Business process professionals’ jobs and responsibilities are in transition — largely moving from IT into the business, with a heavy focus on increasing the overall process skills up and down the organization. In the most mature organizations, the business process improvement group is a well-established group within the business that helps other business units with business process transformation. In most aspiring organizations, the business process sub-roles have solid/dotted line relationships between business and IT, and the reporting relationships are evolving.

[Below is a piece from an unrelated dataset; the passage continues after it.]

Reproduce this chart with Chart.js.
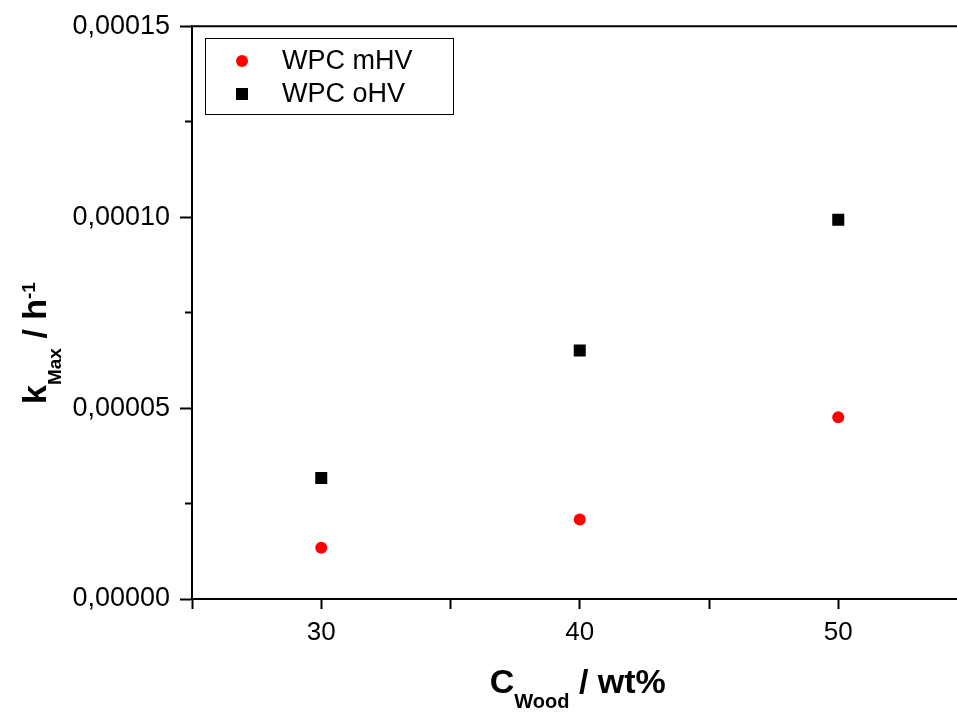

The role deep dives gave us awareness and insights into the daily issues, strategic initiatives, and key problems that business process professionals wrestle with. These insights allowed us to develop the success imperatives (outlined at the top of this post), which will guide our research initiatives in 2010.

Taken collectively, we will focus on three broad efforts to help business process professionals:

  • Implement packaged solutions to support cross-functional and departmental business processes. This includes products like: ERP, CRM, Talent Management, Business Performance Solutions, Order Management, B2B Commerce solutions, and PLM. We will also focus on newly emerging processes like sustainability and information-led transformation, and the trend to integrate unstructured content, business intelligence and social media with structured processes. We will also use Lean, Lean Software and IT to BT principles to help companies continuously improve business processes
  • Deploy business process management (BPM) suites to support cross-functional processes. These suites can be deployed successfully in combination with packaged solutions, or separately to support horizontal processes. In many instances, documents and other content are core to the process and may require a dynamic case management solution. In other instances, automating the cross functional process may surface issues with data quality, requiring the process project to be aligned or consumed into data management initiatives.
  • Integrate data — whether it is from a data warehousing solution, a BI product or predictive analytics — into business processes. Many process professionals told us the holy grail for business process would be to align data and process initiatives, such as aligning process and data modeling, process and data governance and process and data quality. That’s a tall order, but we’re going to give it a try.

That will be our focus in 2010: helping the business process professional succeed beyond his or her wildest imagination.